Indonesia is prepared to contribute at least $300 million to a new Islamic infrastructure bank that the Southeast Asian nation will co-found with Turkey and a Saudi-based multilateral lender, the country's finance minister said on May 26. The idea for the proposed bank comes as Asian nations seek to boost cross-border lending for infrastructure, with China taking the lead with its Asian Infrastructure Investment Bank (AIIB).
Improving Indonesia's creaking infrastructure is one of President Joko Widodo's main priorities. In his first budget in February, Widodo allocated 290 trillion rupiah ($21.96 billion) for capital spending.
"It will be like an infrastructure bank, but with a sharia approach, with the republic of Indonesia, Turkey and the Islamic Development Bank (IDB) as founding members," Indonesia's Finance Minister Bambang Brodjonegoro told reporters.

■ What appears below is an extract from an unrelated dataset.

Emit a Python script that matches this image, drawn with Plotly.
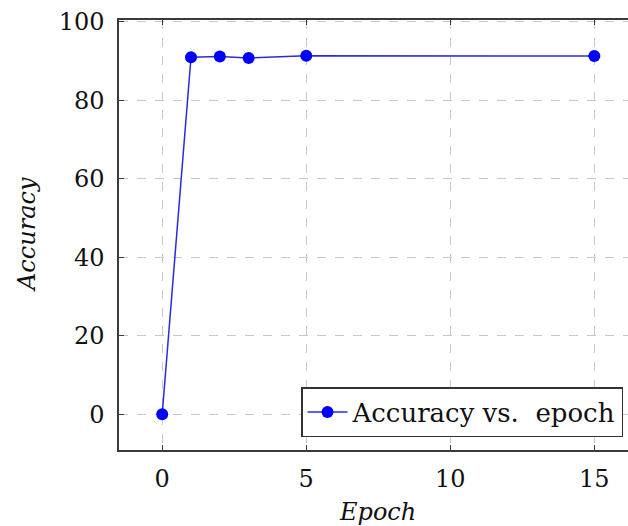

Both Indonesia and Turkey have pledged to put at least $300 million into the bank. It was not immediately clear how much the IDB would contribute.
Turkey's Deputy Prime Minister Ali Babacan said the bank would be a "megabank", the country's state Anadolu Agency reported last week.
Indonesia has said it needs $455 billion during Widodo's five-year term to upgrade dilapidated facilities, and multilateral lenders have offered to provide more funds to the country.
On a visit to Jakarta last week, World Bank President Jim Yong Kim offered up to $12 billion in new financing to 2019.
Indonesia also plans to form a separate state-owned infrastructure bank, and it wants to play a big role at the AIIB, from which the country is expected to receive major funds.
The AIIB is also discussing with the IDB the use of Islamic financing as part of its lending tools, the IDB's president Ahmad Mohamed Ali told Reuters.